--May 11, 2023.
QAHN's own Dr. Dorothy Williams has just been selected for a prestigious award.
The Library and Archives Canada Scholar Awards, co-presented by the LAC Foundation and Library and Archives Canada, with the generous support of Founding Sponsor Air Canada, recognize remarkable Canadians who have made an outstanding contribution to the creation and promotion of our country’s culture, literary heritage and historical knowledge.
As the custodian of our distant past and of our recent history, Library and Archives Canada is an essential resource for all Canadians who wish to know themselves better, individually and collectively.
As such, it is essential for Library and Archives Canada and the Library and Archives Canada Foundation to recognize the exemplary work of those who support its fundamental mission which is to promote all aspects of Canadian culture, here and around the world.
This recognition also seeks to highlight the fact that the creation and dissemination of our heritage are increasingly democratic undertakings, no longer reserved to environments where knowledge has traditionally been developed.
Among the five 2023 recipients is Dr. Dorothy Williams, who is a member of QAHN's board of directors.
Dorothy's bio, as per the LAC website, reads as follows:
Dorothy Williams is a historian, author and researcher who specializes in the history of Black Canadians.

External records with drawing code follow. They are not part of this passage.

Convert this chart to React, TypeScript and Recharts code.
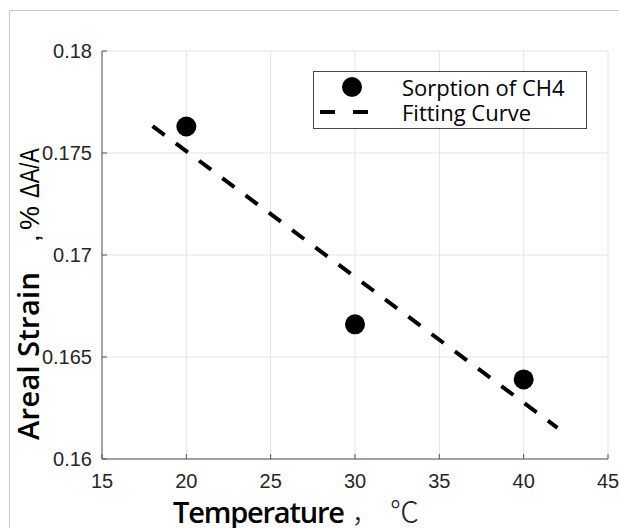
import React from 'react';
import { ScatterChart, Scatter, XAxis, YAxis, CartesianGrid, Legend } from 'recharts';

// measured CH4 sorption points
const temperature = [20, 30, 40];
const arealStrain = [0.1763, 0.1666, 0.1639];

// linear fit, drawn between its two end points
const fitTemperature = [18, 42];
const fitStrain = [0.17632, 0.16153];

const xTicks = [15, 20, 25, 30, 35, 40, 45];
const yTicks = [0.16, 0.165, 0.17, 0.175, 0.18];

const seriesNames = ['Sorption of CH4', 'Fitting Curve'];

const points = temperature.map((t, i) => ({ x: t, y: arealStrain[i] }));
const fitLine = fitTemperature.map((t, i) => ({ x: t, y: fitStrain[i] }));

const axisColor = '#555';
const tickFont = { fontFamily: 'Liberation Sans, Arial, sans-serif', fontSize: 20, fill: '#262626' };

const Dot = (props: any) => <circle cx={props.cx} cy={props.cy} r={10} fill="#000" />;
const NoShape = () => <g />;

const XTitle = () => (
  <text y={523} fill="#000" fontSize={29}>
    <tspan x={173} fontFamily="Open Sans, sans-serif" fontWeight={600} textLength={172}>
      Temperature
    </tspan>
    <tspan x={352} fontFamily="Noto Sans CJK SC, sans-serif" fontWeight={300} fontSize={26} fill="#222">
      ，
    </tspan>
    <tspan x={390} fontFamily="Noto Sans CJK SC, sans-serif" fontWeight={300} fill="#222">
      ℃
    </tspan>
  </text>
);

const YTitle = () => (
  <text transform="rotate(-90, 39, 440)" y={440} fill="#000" fontSize={29}>
    <tspan x={39} fontFamily="Open Sans, sans-serif" fontWeight={600} textLength={168}>
      Areal Strain
    </tspan>
    <tspan x={39 + 198} fontFamily="Liberation Sans, Arial, sans-serif" fontSize={28}>
      ,
    </tspan>
    <tspan
      x={39 + 210}
      fontFamily="Liberation Sans, Arial, sans-serif"
      fontSize={28}
      textLength={24}
      lengthAdjust="spacingAndGlyphs"
    >
      %
    </tspan>
    <tspan
      x={39 + 242}
      fontFamily="Liberation Sans, Arial, sans-serif"
      fontSize={28}
      textLength={50}
      lengthAdjust="spacingAndGlyphs"
    >
      ΔA/A
    </tspan>
  </text>
);

const LegendBox = () => (
  <div
    style={{
      width: 274,
      height: 58,
      boxSizing: 'border-box',
      border: '1.5px solid #444',
      background: '#fff',
      position: 'relative',
      fontFamily: 'Open Sans, sans-serif',
      fontSize: 22,
      color: '#000',
    }}
  >
    <svg width={80} height={56} style={{ position: 'absolute', left: 0, top: 0 }}>
      <circle cx={38} cy={15} r={10} fill="#000" />
      <line x1={6} y1={40} x2={56} y2={40} stroke="#000" strokeWidth={4} strokeDasharray="15 18" />
    </svg>
    <div style={{ position: 'absolute', left: 88, top: 3, lineHeight: '24px' }}>{seriesNames[0]}</div>
    <div style={{ position: 'absolute', left: 88, top: 28, lineHeight: '24px' }}>{seriesNames[1]}</div>
  </div>
);

export default function App() {
  return (
    <div style={{ position: 'absolute', left: 0, top: 0, width: 619, height: 528, background: '#fff', overflow: 'hidden' }}>
      <div
        style={{
          position: 'absolute',
          left: 9,
          top: 10,
          width: 700,
          height: 600,
          borderTop: '1px solid #c8c8c8',
          borderLeft: '1px solid #c8c8c8',
        }}
      />
      <ScatterChart width={619} height={528} margin={{ top: 51, right: 11, left: 0, bottom: 0 }}>
        <CartesianGrid stroke="#e4e4e4" strokeWidth={1} />
        <XAxis
          type="number"
          dataKey="x"
          domain={[15, 45]}
          ticks={xTicks}
          height={69}
          tickSize={-5}
          tickMargin={20}
          stroke={axisColor}
          tickLine={{ stroke: axisColor }}
          tick={tickFont}
          label={<XTitle />}
        />
        <XAxis
          xAxisId="top"
          orientation="top"
          type="number"
          domain={[15, 45]}
          ticks={xTicks}
          height={0}
          tickSize={-5}
          tickFormatter={() => ''}
          stroke={axisColor}
        />
        <YAxis
          type="number"
          dataKey="y"
          domain={[0.16, 0.18]}
          ticks={yTicks}
          width={102}
          tickSize={-5}
          tickMargin={15}
          stroke={axisColor}
          tick={tickFont}
          tickFormatter={(v: number) => String(v)}
          label={<YTitle />}
        />
        <YAxis
          yAxisId="right"
          orientation="right"
          type="number"
          domain={[0.16, 0.18]}
          ticks={yTicks}
          width={0}
          tickSize={-5}
          tickFormatter={() => ''}
          stroke={axisColor}
        />
        <Scatter
          name={seriesNames[1]}
          data={fitLine}
          line={{ stroke: '#000', strokeWidth: 4, strokeDasharray: '15 14' }}
          lineType="joint"
          shape={<NoShape />}
          isAnimationActive={false}
        />
        <Scatter name={seriesNames[0]} data={points} fill="#000" shape={<Dot />} isAnimationActive={false} />
        <Legend
          layout="vertical"
          align="center"
          verticalAlign="middle"
          content={() => <LegendBox />}
          wrapperStyle={{ position: 'absolute', left: 313, top: 71, width: 274, height: 58 }}
        />
      </ScatterChart>
    </div>
  );
}
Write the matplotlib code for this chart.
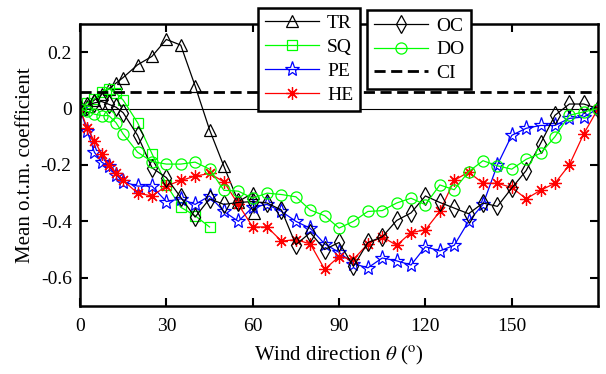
import matplotlib
matplotlib.use("Agg")
import matplotlib.pyplot as plt

plt.rcParams['font.family'] = ['Liberation Serif', 'DejaVu Serif']
plt.rcParams['mathtext.fontset'] = 'stix'

# data (wind direction in degrees, mean coefficient)
tr_x = [0, 2.5, 5, 7.5, 10, 12.5, 15, 20, 25, 30, 35, 40, 45, 50, 55, 60, 60.5]
tr_y = [0, 0.01, 0.03, 0.05, 0.07, 0.09, 0.11, 0.155, 0.185, 0.245, 0.225,
        0.08, -0.075, -0.205, -0.33, -0.30, -0.37]

sq_x = [0, 2.5, 5, 7.5, 10, 12.5, 15, 20, 25, 30, 35, 40, 45]
sq_y = [0, 0.02, 0.035, 0.06, 0.07, 0.055, 0.03, -0.05, -0.16, -0.27,
        -0.35, -0.38, -0.42]

grid5 = list(range(20, 181, 5))
head_x = [0, 2.5, 5, 7.5, 10, 12.5, 15]

pe_x = head_x + grid5
pe_y = [0, -0.08, -0.155, -0.19, -0.205, -0.235, -0.26,
        -0.275, -0.275, -0.33, -0.32, -0.34, -0.31, -0.365, -0.40, -0.35,
        -0.34, -0.365, -0.40, -0.425, -0.48, -0.51, -0.55, -0.565, -0.53,
        -0.54, -0.555, -0.49, -0.505, -0.485, -0.40, -0.34, -0.20, -0.095,
        -0.07, -0.06, -0.06, -0.035, -0.03, 0.0]

he_x = head_x + grid5
he_y = [0, -0.07, -0.115, -0.16, -0.2, -0.23, -0.255,
        -0.30, -0.31, -0.275, -0.255, -0.24, -0.23, -0.26, -0.34, -0.42,
        -0.42, -0.47, -0.465, -0.48, -0.57, -0.525, -0.535, -0.48, -0.455,
        -0.485, -0.44, -0.43, -0.365, -0.255, -0.225, -0.265, -0.265, -0.28,
        -0.32, -0.29, -0.265, -0.20, -0.09, 0.0]

oc_x = head_x + grid5
oc_y = [0, 0.01, 0.02, 0.025, 0.015, 0.005, -0.015,
        -0.095, -0.21, -0.245, -0.315, -0.385, -0.32, -0.34, -0.333, -0.33,
        -0.335, -0.36, -0.483, -0.44, -0.50, -0.475, -0.56, -0.475, -0.455,
        -0.397, -0.37, -0.31, -0.333, -0.353, -0.373, -0.335, -0.347, -0.282,
        -0.22, -0.124, -0.024, 0.016, 0.016, 0.0]

do_x = head_x + grid5
do_y = [0, -0.01, -0.02, -0.025, -0.025, -0.05, -0.09,
        -0.155, -0.188, -0.197, -0.197, -0.19, -0.215, -0.29, -0.293, -0.318,
        -0.30, -0.305, -0.313, -0.36, -0.38, -0.424, -0.40, -0.365, -0.362,
        -0.335, -0.318, -0.341, -0.271, -0.288, -0.224, -0.185, -0.203, -0.215,
        -0.18, -0.159, -0.10, -0.024, -0.012, 0.0]

ci_level = 0.06

fig = plt.figure(figsize=(6.06, 3.74), dpi=100)
ax = fig.add_axes([0.132, 0.182, 0.855, 0.754])

ax.axhline(0, color='black', lw=0.8, zorder=1)

lw = 0.9
h_tr, = ax.plot(tr_x, tr_y, color='black', lw=lw, marker='^', ms=8, mfc='none', mew=0.9, label='TR')
h_sq, = ax.plot(sq_x, sq_y, color=(0, 1, 0), lw=lw, marker='s', ms=7, mfc='none', mew=0.9, label='SQ')
h_pe, = ax.plot(pe_x, pe_y, color=(0, 0, 1), lw=lw, marker='*', ms=11, mfc='none', mew=0.9, label='PE')
h_he, = ax.plot(he_x, he_y, color=(1, 0, 0), lw=lw, marker=(8, 2, 0), ms=9, mew=0.9, label='HE')
h_oc, = ax.plot(oc_x, oc_y, color='black', lw=lw, marker='d', ms=9, mfc='none', mew=0.9, label='OC')
h_do, = ax.plot(do_x, do_y, color=(0, 1, 0), lw=lw, marker='o', ms=8, mfc='none', mew=0.9, label='DO')
h_ci = ax.axhline(ci_level, color='black', lw=2, ls=(0, (4, 2)), label='CI')

ax.set_xlim(0, 180)
ax.set_ylim(-0.7, 0.3)
ax.set_xticks([0, 30, 60, 90, 120, 150])
ax.set_yticks([-0.6, -0.4, -0.2, 0, 0.2])
ax.set_yticklabels(['-0.6', '-0.4', '-0.2', '0', '0.2'])
ax.tick_params(direction='in', top=True, right=True, length=6, width=1.5,
               labelsize=14, pad=6)
ax.tick_params(axis='x', pad=9)
for s in ax.spines.values():
    s.set_linewidth(1.8)

ax.set_xlabel('Wind direction $\\theta$ ($^{\\rm o}$)', fontsize=15, labelpad=6)
ax.set_ylabel('Mean o.t.m. coefficient', fontsize=15, labelpad=4)

leg_kw = dict(loc='upper left', fontsize=14, handlelength=2.8,
              fancybox=False, edgecolor='black', framealpha=1,
              borderpad=0.35, labelspacing=0.32, handletextpad=0.4,
              borderaxespad=0)
leg1 = fig.legend(handles=[h_tr, h_sq, h_pe, h_he],
                  bbox_to_anchor=(0.426, 0.979), **leg_kw)
leg1.get_frame().set_linewidth(1.8)
leg2 = fig.legend(handles=[h_oc, h_do, h_ci],
                  bbox_to_anchor=(0.606, 0.973), **leg_kw)
leg2.get_frame().set_linewidth(1.8)

fig.savefig('out.png', dpi=100)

Through her public presentations, her work with the National Film Board of Canada and her efforts to make resources related to the historical presence of Black Canadians more widely available, she has expanded the cultural and historical heritage of our country.
Dr. Williams grew up in the historic Black community of Little Burgundy in Montreal. She published her first book, Blacks in Montreal, 1628-1986: An Urban Demography, at the behest of the Quebec Human Rights Commission in 1989 for their study on racism in Montreal’s rental housing. Her second book, The Road to Now: A History of Blacks in Montreal, published in 1997, remains the only chronological study of Blacks on the island of Montreal.
With the objective of making Black history accessible to all, in 1995 Dr. Williams founded the non-profit organization Ethnocultural Diffusions to collect the oral history of Blacks in Montreal. Eleven years later, she registered Blacbiblio.com Inc. to record Canada’s Black history sources. Blacbiblio launched the ABC’s of Canadian Black History kit in 2016 to promote the teaching of Black history in Canadian schools. Dr.Williams also teaches the extremely popular Concordia University course Black Montreal, which aims to dispel myths and misconceptions around Montreal’s Black history.
Dr. Williams has been recognized with many awards, including the Mathieu da Costa Award, and she was the first Canadian to win the ALA’s prestigious E. J. Josey Scholarship. In 2002, she was made a Quebec Laureate and received the Anne Greenup Award for the fight against racism and the promotion of civic participation. In 2022, she was given the John G. Dennison Award for her “research, scholarly publications, teaching and public speaking engagements showcasing Canada’s Black History.”
For revealing Quebec’s Black history to the world, in 2022 Dr. Williams was honoured as the subject of the first exhibition in the Afromuseum, Quebec’s first Black museum. She was also named as one of CBC Quebec’s 2022 Black Changemakers.